Joseph Clyde Nunn (July 13, 1908 - December 4, 1970) was a noted broadcaster and political figure in Nova Scotia, Canada. He represented Inverness in the Nova Scotia House of Assembly from 1954 to 1963 as a Liberal member, and served as Minister of Labour and Welfare in the Henry Hicks government. Nunn was a pioneer of educational radio in Nova Scotia and was known throughout the Canadian Maritimes for his personality "The Old Timer" on his radio show "Fun at 5."
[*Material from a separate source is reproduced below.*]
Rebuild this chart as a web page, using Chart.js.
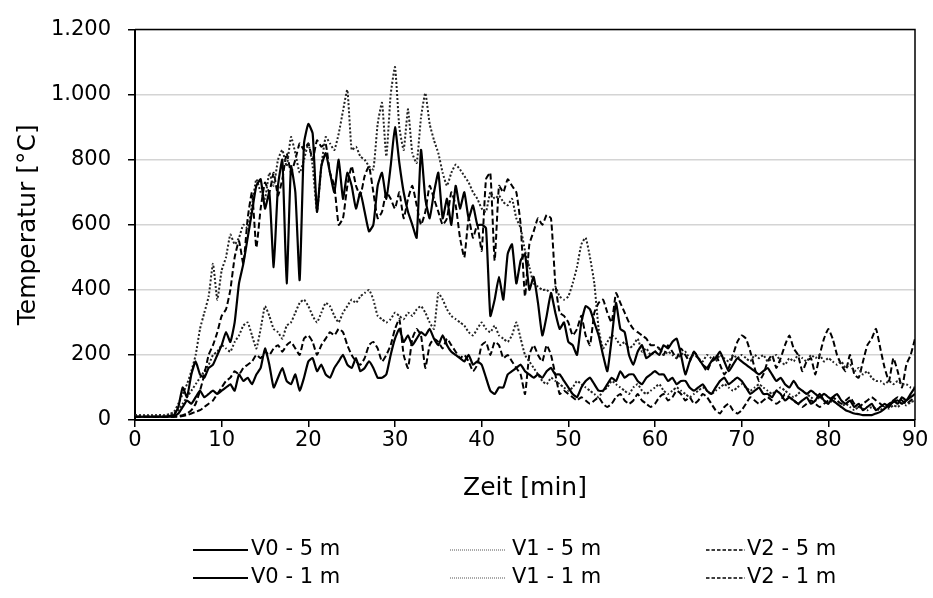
<!DOCTYPE html>
<html>
<head>
<meta charset="utf-8">
<script src="https://cdn.jsdelivr.net/npm/chart.js@4"></script>
<style>
  body { margin: 0; background: #fff; }
  #wrap { width: 933px; height: 598px; }
</style>
</head>
<body>
<div id="wrap"><canvas id="myChart" width="933" height="598"></canvas></div>
<script>
// measurement every 0.5 min, 0..90 min
const timeStep = 0.5;
const time = [];
for (let i = 0; i <= 180; i++) time.push(i * timeStep);

const seriesNames = ['V0 - 5 m', 'V1 - 5 m', 'V2 - 5 m', 'V0 - 1 m', 'V1 - 1 m', 'V2 - 1 m'];
const yTicks = [0, 200, 400, 600, 800, 1000, 1200];
const xTicks = [0, 10, 20, 30, 40, 50, 60, 70, 80, 90];

// one row = 10 minutes
const v0_5m = [
  10,10,10,10,10,10,10,10,12,15,40,100,70,140,180,140,130,160,170,200,
  230,270,240,300,420,480,560,640,720,740,650,700,470,720,800,420,780,700,430,850,
  910,880,640,780,820,760,700,800,680,760,720,650,700,640,580,600,720,760,680,780,
  900,790,700,640,600,560,830,680,620,700,760,620,680,600,720,650,700,620,660,600,
  600,590,320,370,440,370,510,540,420,490,510,400,440,360,260,320,390,330,280,300,
  240,230,200,300,350,340,300,260,200,150,250,360,280,270,200,170,210,230,190,200,
  210,200,230,220,240,250,200,140,180,210,190,170,160,180,190,210,180,150,170,190,
  180,170,160,150,140,150,160,140,120,130,110,100,120,100,90,80,90,80,70,80,
  70,60,50,40,30,25,20,18,15,15,15,20,25,35,45,55,60,50,60,70,
  80
];
const v0_1m = [
  10,10,10,10,10,10,10,10,10,12,20,40,60,50,70,90,70,80,90,80,
  90,100,110,90,140,120,130,110,140,160,220,170,100,130,160,120,110,140,90,130,
  180,190,150,170,140,130,160,180,200,170,160,190,150,160,180,160,130,130,140,200,
  250,280,240,260,230,250,270,260,280,250,230,260,230,210,200,190,180,200,170,180,
  170,130,90,80,100,100,140,150,160,170,150,140,130,140,130,150,160,140,140,120,
  100,80,70,100,120,130,110,90,90,110,130,120,150,130,140,140,120,110,130,140,
  150,140,140,120,130,110,120,120,100,90,100,110,90,80,100,120,130,110,120,130,
  120,100,80,90,100,80,80,70,90,80,60,70,60,50,60,70,50,60,80,60,
  50,70,80,60,50,60,40,50,30,40,50,30,40,50,40,60,50,70,60,80,
  100
];
const v1_5m = [
  15,15,15,15,15,15,15,15,18,25,50,80,110,150,200,280,330,380,480,370,
  460,500,570,540,560,600,590,660,740,700,680,760,720,800,830,780,870,820,760,800,
  850,780,640,780,870,850,830,880,950,1015,830,840,810,800,780,770,910,975,810,1000,
  1085,900,830,955,820,790,930,1005,910,860,820,760,720,760,785,770,750,730,700,680,
  650,640,700,680,690,670,660,680,620,590,520,470,420,410,400,400,390,410,380,370,
  380,420,470,540,560,500,420,280,220,240,260,250,230,240,220,230,250,210,220,200,
  210,220,200,210,200,190,200,210,190,200,190,180,200,190,180,200,190,180,200,190,
  200,190,180,200,190,200,180,190,200,180,170,190,180,200,190,180,200,190,200,180,
  190,180,170,180,160,170,150,160,140,150,130,120,120,110,120,110,120,110,110,100,
  100
];
const v1_1m = [
  12,12,12,12,12,12,12,12,14,20,30,50,70,90,110,130,150,170,200,210,
  230,220,210,240,260,290,300,260,220,280,350,320,280,270,250,290,300,330,360,370,
  350,320,300,330,360,350,320,300,330,350,370,360,380,390,400,370,320,310,300,310,
  330,320,310,330,320,340,350,330,300,280,390,370,340,320,310,300,290,270,260,280,
  300,280,270,290,260,250,240,260,300,250,200,180,160,140,120,110,130,120,110,100,
  90,100,120,110,100,90,80,70,90,100,120,110,100,90,80,100,110,90,80,90,
  100,110,90,80,90,100,90,80,70,80,90,100,90,80,90,100,110,100,90,100,
  110,100,90,100,110,100,90,80,90,100,90,80,70,80,90,80,70,60,70,60,
  50,60,50,40,50,40,30,40,35,30,40,35,30,40,35,45,40,50,45,55,
  60
];
const v2_5m = [
  10,10,10,10,10,10,10,10,10,10,12,15,20,30,50,90,140,200,230,270,
  320,340,400,500,550,480,620,700,530,650,730,700,760,690,740,820,760,800,850,830,
  850,800,860,840,850,760,720,600,620,720,780,720,690,750,780,700,620,640,700,680,
  650,700,620,680,720,660,600,640,720,680,640,600,620,700,660,560,500,620,560,600,
  520,740,760,490,720,700,740,720,700,600,380,540,580,620,600,630,620,420,330,320,
  300,260,280,320,260,230,330,360,370,330,300,390,360,330,300,280,270,260,250,230,
  230,220,200,230,210,190,220,200,180,210,190,170,150,180,200,170,140,160,200,240,
  260,250,210,160,120,140,180,200,160,190,230,260,220,200,150,180,190,140,200,250,
  280,250,200,170,150,200,140,130,180,230,250,280,220,160,120,190,150,100,170,200,
  250
];
const v2_1m = [
  10,10,10,10,10,10,10,10,10,10,10,12,15,20,25,30,40,50,60,80,
  100,120,130,150,140,160,170,180,200,190,210,200,220,230,210,230,240,220,200,250,
  260,240,200,230,250,270,260,280,270,230,200,180,170,190,230,240,220,180,200,230,
  280,310,200,160,250,280,260,160,230,250,240,220,250,230,210,190,200,180,150,170,
  230,240,200,240,230,190,200,180,160,140,80,200,230,200,180,230,200,140,80,90,
  80,70,60,70,60,50,60,70,50,40,50,70,80,60,50,60,80,60,50,40,
  50,70,80,60,70,90,80,60,70,50,60,80,70,50,30,20,40,50,30,20,
  30,50,70,60,50,60,70,60,50,60,80,70,60,50,40,50,60,50,40,50,
  60,70,60,50,60,70,50,40,50,60,70,60,50,40,50,60,70,60,50,60,
  70
];

const FONT = "'DejaVu Sans', 'Liberation Sans', Arial, sans-serif";
const values = [v0_5m, v1_5m, v2_5m, v0_1m, v1_1m, v2_1m];
// line look per dataset: solid / dotted / dashed
const looks = [
  { dash: [], width: 2.2, color: '#000' },
  { dash: [2, 2], width: 2, color: '#222' },
  { dash: [6, 3], width: 2, color: '#000' },
  { dash: [], width: 2.2, color: '#000' },
  { dash: [2, 2], width: 2, color: '#222' },
  { dash: [6, 3], width: 2, color: '#000' }
];

const datasets = values.map((vals, k) => ({
  label: seriesNames[k],
  data: vals.map((v, i) => ({ x: time[i], y: v })),
  borderColor: looks[k].color,
  borderWidth: looks[k].width,
  borderDash: looks[k].dash,
  pointRadius: 0,
  tension: 0.15,
  fill: false
}));

function deNumber(v) {
  if (v >= 1000) return Math.floor(v / 1000) + '.' + String(v % 1000).padStart(3, '0');
  return String(v);
}

// legend: 3 columns x 2 rows under the chart
const legendBox = {
  id: 'legendBox',
  afterDraw(chart) {
    const ctx = chart.ctx;
    const lineX = [[193, 248], [450, 506], [706, 745]];
    const textX = [251, 512, 747];
    const rowY = [550, 578];
    ctx.save();
    ctx.font = '21px ' + FONT;
    ctx.textBaseline = 'middle';
    ctx.fillStyle = '#000';
    chart.data.datasets.forEach((ds, i) => {
      const col = i % 3, row = Math.floor(i / 3);
      const y = rowY[row];
      ctx.beginPath();
      ctx.strokeStyle = '#000';
      if (col === 0) { ctx.lineWidth = 2; ctx.setLineDash([]); }
      else if (col === 1) { ctx.lineWidth = 1; ctx.setLineDash([1, 1]); ctx.strokeStyle = '#555'; }
      else { ctx.lineWidth = 1.3; ctx.setLineDash([3.5, 2]); }
      ctx.moveTo(lineX[col][0], y);
      ctx.lineTo(lineX[col][1], y);
      ctx.stroke();
      ctx.fillText(ds.label, textX[col], y);
    });
    ctx.restore();
  }
};

// frame on top and right of plot area
const frame = {
  id: 'frame',
  afterDatasetsDraw(chart) {
    const { ctx, chartArea: a } = chart;
    ctx.save();
    ctx.strokeStyle = '#000';
    ctx.lineWidth = 1.5;
    ctx.beginPath();
    ctx.moveTo(a.left, a.top);
    ctx.lineTo(a.right, a.top);
    ctx.lineTo(a.right, a.bottom);
    ctx.stroke();
    ctx.restore();
  }
};

const config = {
  type: 'line',
  data: { datasets: datasets },
  options: {
    responsive: false,
    animation: false,
    layout: { padding: { left: 0, right: 18, top: 22, bottom: 0 } },
    plugins: { legend: { display: false }, tooltip: { enabled: false } },
    scales: {
      x: {
        type: 'linear',
        min: 0, max: 90,
        afterFit(scale) { scale.height = 178; },
        afterBuildTicks(scale) { scale.ticks = xTicks.map(v => ({ value: v })); },
        grid: { drawOnChartArea: false, color: '#000', tickColor: '#000', tickLength: 7, lineWidth: 1.5 },
        border: { color: '#000', width: 2 },
        ticks: { color: '#000', font: { family: FONT, size: 21 }, padding: 1, maxRotation: 0 },
        title: { display: true, text: 'Zeit [min]', color: '#000', font: { family: FONT, size: 25 }, padding: { top: 0, bottom: 95 } }
      },
      y: {
        min: 0, max: 1200,
        afterFit(scale) { scale.width = 135; },
        afterBuildTicks(scale) { scale.ticks = yTicks.map(v => ({ value: v })); },
        grid: {
          color: ctx => ctx.tick && ctx.tick.value === 0 ? 'rgba(0,0,0,0)' : '#d4d4d4',
          tickColor: '#000', tickLength: 7, lineWidth: 1.5
        },
        border: { color: '#000', width: 2 },
        ticks: { color: '#000', font: { family: FONT, size: 21 }, padding: 17, callback: v => deNumber(v) },
        title: { display: true, text: 'Temperatur [°C]', color: '#000', font: { family: FONT, size: 25 }, padding: { top: 13, bottom: 0 } }
      }
    }
  },
  plugins: [frame, legendBox]
};

const myChart = new Chart(document.getElementById('myChart'), config);
</script>
</body>
</html>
He was born in Sydney, Nova Scotia, the son of James Steven Nunn and Elizabeth Petrie. He was educated at Sydney Academy and St. Francis Xavier University. Nunn unsuccessfully ran for a seat in the House of Commons in 1940 as a National Government candidate. In 1948, he married Honorah Margaret McKenna. Nunn was a Director of the Atlantic Broadcasters Ltd, owner/operators of CJFX Radio (580 AM) in Antigonish, Nova Scotia, and served as General Manager of CJFX from its opening on March 23, 1943 until his death in December 1970. Nunn was a member of the [Canadian] National Council of Welfare, a position he held until his death. Nunn also served as President of the Antigonish Board of Trade, and was a member of the Board of Governors of Saint Francis Xavier University for over 20 years. He was first elected to the provincial assembly in a 1954 by-election held after Alexander H. McKinnon was named a county judge. He served on the province's Executive Council as Minister of Labour and Minister of Public Works. Nunn was defeated when he ran for re-election in 1963. Nunn died on December 4, 1970, after battling a long illness.